Friday, February 8, 2008

Ritual Sacrifice - and Pie

Last night, we began what will be a six-week journey through Joss Whedon's explorations and portrayals of family. As we saw in our first episode, "Pangs," families can be messy, dysfunctional, squabbling mobs - and that just describes the heroes of the piece!

I've added some links here that may be useful to you. First, a summary of the episode. Next, a summary of next week's episode (the lovely Season Five "Family"). I encourage you to check out the Website - you'll find all sorts of information about each episode, including a summary and transcript. I've included a link at the top of the blog over on the right.

Here's a link to the Jess Battis text on chosen families in Whedon's work.

And here's a link to an academic Whedon bibliography. Fair warning: it's long and involved, because so many scholars are interested in Whedon's work. I'll work to put together a shorter one that only focuses on the book-length publications, but this should keep you occupied in the meantime. Feel free to play around - put in a search term like "Pangs" and see who has written what about our first episode, for example.

Next week - we look at "created" family vs. "blood" family. Is one better than the other? Does carrying similar DNA create a relationship that must be honored, regardless of anything else? Or are we free to choose who we call "family"?
Remember that we meet in the Global Studies Room in the Rose Library!

4 comments:

Solomon Mao said...

There are several things in last night's episode that strike me, but since the focus is on "family", let me throw this one out there.

At the end of the story, when all were seated around the Thanksgiving table, enjoying Buffy's meal (who the heck cooks peas is brandy, anyway. Really, I'm asking. I've never even heard of that before.) Spike, though he never gets fed, nonetheless is seated at the table with everyone else, making him - tacitly at least - a part of the "Family".

Or is he the random guest, the poor guy who has nowhere else to go on Thanksgiving, and so is taken in by the family? Now that I think about it, this makes sense to me. He's the person who frankly would never be considered part of the family, but on a High Holiday is granted a place at the table and among the relatives in the name of Weird Charity. Know what I mean?

Anyway, I think I'm really going to enjoy the next six weeks, and I only have one more thing:

"You exterminated his race. What could you possibly say to make him feel better?"
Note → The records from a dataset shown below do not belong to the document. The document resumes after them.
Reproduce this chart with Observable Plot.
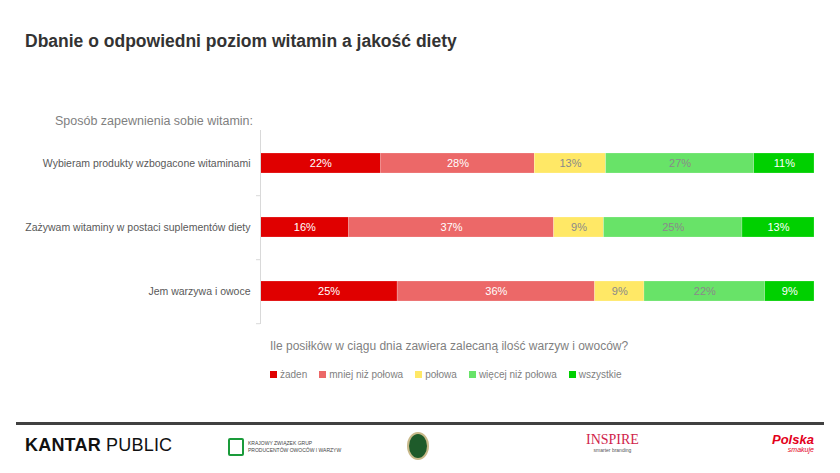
<!DOCTYPE html>
<html><head><meta charset="utf-8">
<script src="https://cdn.jsdelivr.net/npm/d3@7"></script>
<script src="https://cdn.jsdelivr.net/npm/@observablehq/plot@0.6"></script>
<style>
body{margin:0;width:840px;height:473px;position:relative;font-family:"Liberation Sans",Arial,sans-serif;background:#fff;overflow:hidden}
.abs{position:absolute;white-space:nowrap}
#title{left:25px;top:31px;font-size:17.5px;font-weight:bold;color:#333}
#sub{left:55px;top:114px;font-size:12.5px;color:#7f7f7f}
#chart{position:absolute;left:0;top:120px}
#q{left:270px;top:339px;font-size:12px;color:#7f7f7f}
#legend{left:270px;top:369px;font-size:10px;color:#7f7f7f;display:flex;gap:0}
#legend span.it{display:inline-flex;align-items:center;margin-right:12px}
#legend i{display:inline-block;width:7px;height:7px;margin-right:3px}
#rule{position:absolute;left:16px;top:422px;width:808px;height:3px;background:#404040}
</style></head><body>
<div id="title" class="abs">Dbanie o odpowiedni poziom witamin a jakość diety</div>
<div id="sub" class="abs">Sposób zapewnienia sobie witamin:</div>
<div id="chart"></div>
<div id="q" class="abs">Ile posiłków w ciągu dnia zawiera zalecaną ilość warzyw i owoców?</div>
<div id="legend" class="abs"></div>
<div id="rule"></div>
<div class="abs" style="left:25px;top:435px;font-size:18px;color:#111;letter-spacing:0.2px"><b>KANTAR</b> PUBLIC</div>
<div class="abs" style="left:228px;top:438px;display:flex;align-items:center">
  <div style="width:12px;height:14px;border:2px solid #1a9b3a;border-radius:2px;margin-right:4px"></div>
  <div style="font-size:5px;color:#444;line-height:7px">KRAJOWY ZWIĄZEK GRUP<br>PRODUCENTÓW OWOCÓW I WARZYW</div>
</div>
<div class="abs" style="left:407px;top:432px;width:18px;height:24px;border-radius:50%;background:#1e5b2a;border:2px solid #c8b98a"></div>
<div class="abs" style="left:586px;top:433px;text-align:center;color:#d0234a;line-height:14px"><div style="font-size:14px;font-family:'Liberation Serif',serif">INSPIRE</div><div style="font-size:5px;line-height:6px;color:#555">smarter branding</div></div>
<div class="abs" style="left:772px;top:434px;color:#e3001b;text-align:right;line-height:12px"><div style="font-size:13px;font-weight:bold;font-style:italic">Polska</div><div style="font-size:7px;line-height:8px;font-style:italic">smakuje</div></div>
<script>
const categories = ["Wybieram produkty wzbogacone witaminami","Zażywam witaminy w postaci suplementów diety","Jem warzywa i owoce"];
const series = ["żaden","mniej niż połowa","połowa","więcej niż połowa","wszystkie"];
const values = [
  [22,28,13,27,11],
  [16,37,9,25,13],
  [25,36,9,22,9]
];
const colors = ["#E00000","#EC6868","#FFE866","#68E368","#00D000"];
const labelColors = ["#ffffff","#ffffff","#8a8a8a","#8a8a8a","#ffffff"];

const data = [];
categories.forEach((c,i)=>series.forEach((s,j)=>data.push({category:c,series:s,value:values[i][j]})));

const lc = new Map(series.map((s,i)=>[s,labelColors[i]]));

const chart = Plot.plot({
  width: 840, height: 208,
  marginLeft: 260, marginRight: 26, marginTop: 10, marginBottom: 5,
  style: {fontFamily: "Liberation Sans, Arial, sans-serif"},
  x: {domain: [0,1], axis: null},
  y: {domain: categories, paddingInner: 0.69, paddingOuter: 0.34, label: null},
  color: {domain: series, range: colors},
  marks: [
    Plot.barX(data, Plot.stackX({offset: "normalize", order: null, x: "value", y: "category", fill: "series", stroke: "#fff", strokeOpacity: 0.4, strokeWidth: 0.5})),
    Plot.text(data, Plot.stackX({offset: "normalize", order: null, x: "value", y: "category", z: "series", text: d => d.value + "%", fill: d => lc.get(d.series), fontSize: 11})),
    Plot.axisY({tickSize: 0, tickPadding: 10, fontSize: 10.5, color: "#595959", label: null}),
    Plot.axisY({text: null, tickSize: 4, dy: 32.2, stroke: "#d9d9d9", label: null}),
    Plot.frame({anchor: "left", stroke: "#d9d9d9"})
  ]
});
document.getElementById("chart").appendChild(chart);

const lg = document.getElementById("legend");
series.forEach((s,i)=>{
  const el = document.createElement("span");
  el.className = "it";
  el.innerHTML = `<i style="background:${colors[i]}"></i>${s}`;
  lg.appendChild(el);
});
</script>
</body></html>
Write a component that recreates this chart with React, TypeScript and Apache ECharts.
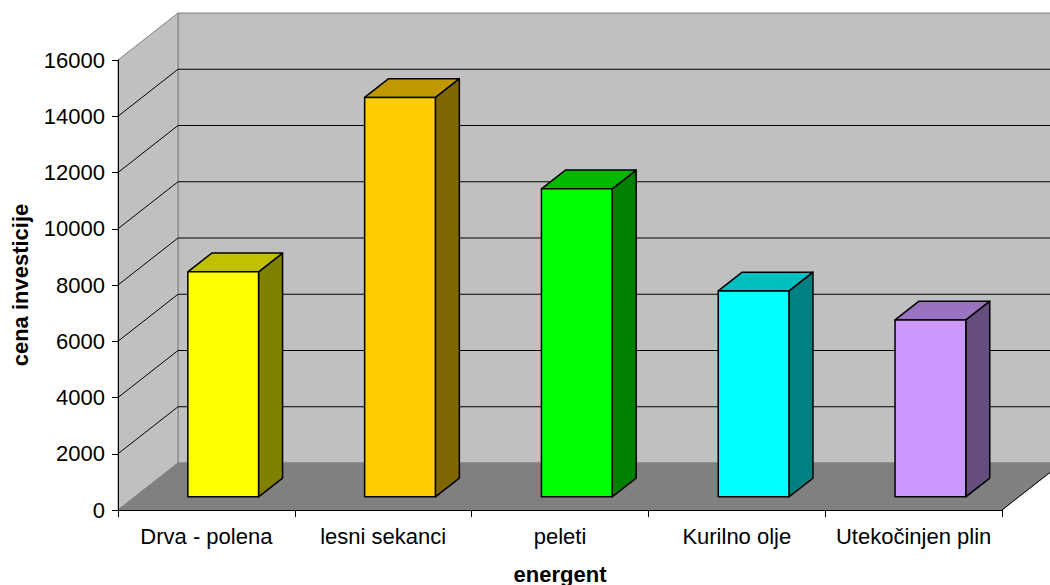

This sums up that pecularly ridiculous modern quagmire perfectly!

Anonymous said...

Speaking of books and such on Joss Whedon's work, I just came across this link about Firefly. http://io9.com/353893/firefly-novel-from-steven-brust-is-action+packed-and-fun

Anonymous said...

Sorry, I guess that didn't post the entire link.. Just add these two lines together...

http://io9.com/353893/firefly-novel-from
-steven-brust-is-action+packed-and-fun

Solomon Mao said...

You can download Steven Brust's Firefly novel at dreamcafe.com/firefly. Both the MS Word and PDF formats are Zip files. And you can find a FREE download of WinZip to open them here.